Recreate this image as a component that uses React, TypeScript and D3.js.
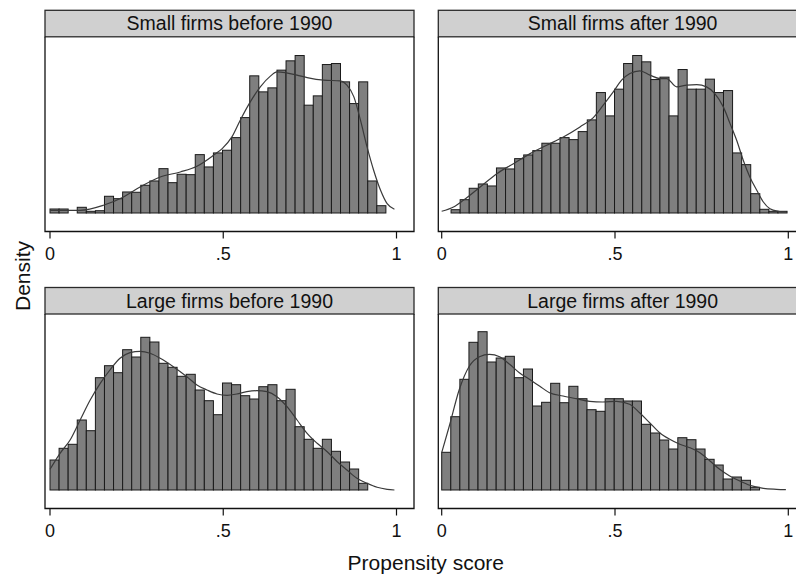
import React, { useEffect } from 'react';
import * as d3 from 'd3';

// panel titles (strip labels)
const titles = [
  'Small firms before 1990',
  'Small firms after 1990',
  'Large firms before 1990',
  'Large firms after 1990',
];

const xTicks = [0, 0.5, 1];
const xTickLabels = ['0', '.5', '1'];

// histogram bins: start of first bin and width, per panel
const binStarts = [0, 0.027, 0, 0];
const binWidth = 0.0262;

// bar heights (density, arbitrary units)
const smallBefore = [
  4, 4, 0, 5.7, 1.7, 2.3, 16.7, 14.3, 21, 20.7, 27.7, 32, 44.3, 30.3, 38.7, 38.3,
  58.3, 46, 60, 62.7, 75.3, 95.3, 137, 121, 125, 142.7, 152, 157.3, 107.7, 117,
  148.3, 149.3, 131, 109.3, 131, 32, 7.3,
];
const smallAfter = [
  3.3, 13.3, 24.7, 29, 27, 45, 44, 54.3, 58, 62.3, 69.7, 69.7, 75.3, 73.3, 81.3,
  93, 120.3, 97, 123.7, 149.3, 157.3, 151, 133.3, 135.7, 97, 143.3, 123.7, 123.7,
  133.7, 120.3, 122.3, 60, 48.3, 19.3, 3.7, 1.7, 1.7,
];
const largeBefore = [
  30, 41.7, 45.7, 70, 59.3, 112.3, 124.3, 117.3, 140.3, 133, 152.7, 148, 126.7,
  122.7, 113.7, 115.7, 100, 89.3, 75.3, 107, 105.3, 94.3, 91, 103.3, 105.3, 89.3,
  100.7, 63.3, 50.7, 41.7, 50.7, 38.7, 28, 21, 6.7,
];
const largeAfter = [
  37.7, 73.3, 110.7, 147.7, 158.3, 128, 132, 133.7, 112.3, 121, 84, 87.7, 106.7,
  87.3, 103.7, 91.3, 80.3, 78.7, 91.3, 91.3, 89, 89, 65.7, 57, 50, 41, 52.3, 50.3,
  41, 30.7, 25, 11, 13, 9.7, 2.7,
];

// kernel density estimates: [propensity score, density]
const smallBeforeKde: [number, number][] = [
  [0, 2.7], [0.087, 2.7], [0.154, 7.7], [0.212, 16], [0.26, 26], [0.318, 36],
  [0.376, 41], [0.424, 46.7], [0.472, 57.7], [0.497, 64.3], [0.525, 76],
  [0.549, 92.7], [0.578, 111], [0.607, 126], [0.636, 136.7], [0.655, 141],
  [0.679, 140.3], [0.713, 137.7], [0.742, 135.3], [0.79, 132.7], [0.838, 132],
  [0.857, 127.7], [0.877, 116], [0.896, 92.7], [0.915, 66], [0.934, 42.7],
  [0.954, 22.7], [0.973, 9.3], [0.994, 3.7],
];
const smallAfterKde: [number, number][] = [
  [0, 1.7], [0.034, 6], [0.0625, 12.7], [0.111, 26], [0.159, 39.3], [0.207, 49.3],
  [0.255, 59.3], [0.303, 67.7], [0.351, 76], [0.399, 86], [0.4375, 95.3],
  [0.466, 107.7], [0.495, 121], [0.519, 132.7], [0.543, 139.3], [0.572, 142],
  [0.601, 137.7], [0.63, 134.3], [0.649, 134.3], [0.678, 126], [0.707, 127.7],
  [0.736, 128.3], [0.764, 126], [0.788, 119.3], [0.8125, 106], [0.832, 89.3],
  [0.851, 72.7], [0.87, 52.7], [0.889, 36], [0.909, 22.7], [0.928, 11],
  [0.947, 4.3], [0.971, 1.7], [0.993, 1],
];
const largeBeforeKde: [number, number][] = [
  [0, 20.7], [0.029, 36.7], [0.058, 50], [0.087, 70], [0.116, 90], [0.145, 106.7],
  [0.173, 120], [0.202, 131.7], [0.231, 137.3], [0.26, 138.7], [0.289, 136.7],
  [0.318, 131.7], [0.356, 123.3], [0.395, 113.3], [0.424, 105], [0.453, 100],
  [0.482, 96], [0.511, 94.7], [0.539, 96], [0.568, 98.3], [0.597, 99.3],
  [0.626, 98.3], [0.655, 93.3], [0.684, 83.3], [0.713, 70], [0.742, 56.7],
  [0.771, 46.7], [0.8, 38.3], [0.829, 28.3], [0.857, 20], [0.886, 11.7],
  [0.915, 6.7], [0.944, 2.7], [0.973, 0.7], [0.994, 0],
];
const largeAfterKde: [number, number][] = [
  [0, 37.3], [0.022, 64], [0.051, 100.7], [0.08, 124], [0.109, 133.3],
  [0.138, 135.7], [0.167, 133.3], [0.196, 125.7], [0.224, 117.3], [0.253, 110.7],
  [0.282, 104], [0.311, 97.3], [0.35, 94], [0.388, 91.3], [0.427, 88.7],
  [0.465, 88], [0.504, 88.7], [0.542, 85.7], [0.571, 77.3], [0.6, 67.3],
  [0.629, 57.3], [0.658, 50.7], [0.687, 45.7], [0.716, 42.3], [0.745, 37.3],
  [0.774, 29], [0.802, 20.7], [0.831, 14], [0.86, 9], [0.889, 4.7],
  [0.928, 1.7], [0.966, 0.7], [0.993, 0.3],
];

const bars = [smallBefore, smallAfter, largeBefore, largeAfter];
const kdes = [smallBeforeKde, smallAfterKde, largeBeforeKde, largeAfterKde];

// layout
const W = 796;
const H = 580;
const colBox = [
  [45, 414],
  [438.3, 807],
];
const colRange = [
  [50, 396.5],
  [441.7, 788.3],
];
const rowStrip = [10.3, 287.5];
const stripH = 26.5;
const rowBottom = [231.5, 508.5];
const baseGap = 18.5;
const yMax = 176;
const font = '"Liberation Sans", Arial, Helvetica, sans-serif';

function Panel({ i }: { i: number }) {
  const col = i % 2;
  const row = Math.floor(i / 2);
  const [bl, br] = colBox[col];
  const top = rowStrip[row] + stripH;
  const bottom = rowBottom[row];
  const x = d3.scaleLinear().domain([0, 1]).range(colRange[col]);
  const y = d3
    .scaleLinear()
    .domain([0, yMax])
    .range([bottom - baseGap, top]);

  const line = d3
    .line<[number, number]>()
    .x((d) => x(d[0]))
    .y((d) => y(d[1]))
    .curve(d3.curveMonotoneX);

  const vals = bars[i];
  const start = binStarts[i];

  return (
    <g>
      {/* strip */}
      <rect
        x={bl}
        y={rowStrip[row]}
        width={br - bl}
        height={stripH}
        fill="#d0d0d0"
        stroke="#2a2a2a"
        strokeWidth={1.3}
      />
      <text
        x={(bl + br) / 2}
        y={rowStrip[row] + stripH / 2 + 6.8}
        textAnchor="middle"
        fontFamily={font}
        fontSize={19.5}
        fill="#111"
      >
        {titles[i]}
      </text>
      {/* plot box */}
      <path
        d={`M${bl},${top}V${bottom}H${br}V${top}`}
        fill="none"
        stroke="#111"
        strokeWidth={1.3}
      />
      {/* bars */}
      {vals.map((v, k) => {
        const x0 = x(start + k * binWidth);
        const x1 = x(start + (k + 1) * binWidth);
        return (
          <rect
            key={k}
            x={x0}
            y={y(v)}
            width={x1 - x0}
            height={y(0) - y(v)}
            fill="#7f7f7f"
            stroke="#1a1a1a"
            strokeWidth={1}
          />
        );
      })}
      {/* density curve */}
      <path
        d={line(kdes[i]) || ''}
        fill="none"
        stroke="#3a3a3a"
        strokeWidth={1.2}
      />
      {/* x axis ticks */}
      {xTicks.map((t, k) => (
        <g key={k}>
          <line
            x1={x(t)}
            x2={x(t)}
            y1={bottom}
            y2={bottom + 7}
            stroke="#111"
            strokeWidth={1.2}
          />
          <text
            x={x(t)}
            y={bottom + 28}
            textAnchor="middle"
            fontFamily={font}
            fontSize={18}
            fill="#111"
          >
            {xTickLabels[k]}
          </text>
        </g>
      ))}
    </g>
  );
}

export default function App() {
  useEffect(() => {
    document.body.style.margin = '0';
  }, []);

  return (
    <svg width={W} height={H} style={{ display: 'block', background: '#fff' }}>
      <rect x={0} y={0} width={W} height={H} fill="#fff" />
      {[0, 1, 2, 3].map((i) => (
        <Panel key={i} i={i} />
      ))}
      <text
        transform="translate(30,276) rotate(-90)"
        textAnchor="middle"
        fontFamily={font}
        fontSize={21}
        fill="#111"
      >
        Density
      </text>
      <text
        x={425.8}
        y={570}
        textAnchor="middle"
        fontFamily={font}
        fontSize={21}
        fill="#111"
      >
        Propensity score
      </text>
    </svg>
  );
}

--- To do ---
Only the number is wanted: how many lines of the material above include the word "React"?

--- Exercise output ---
2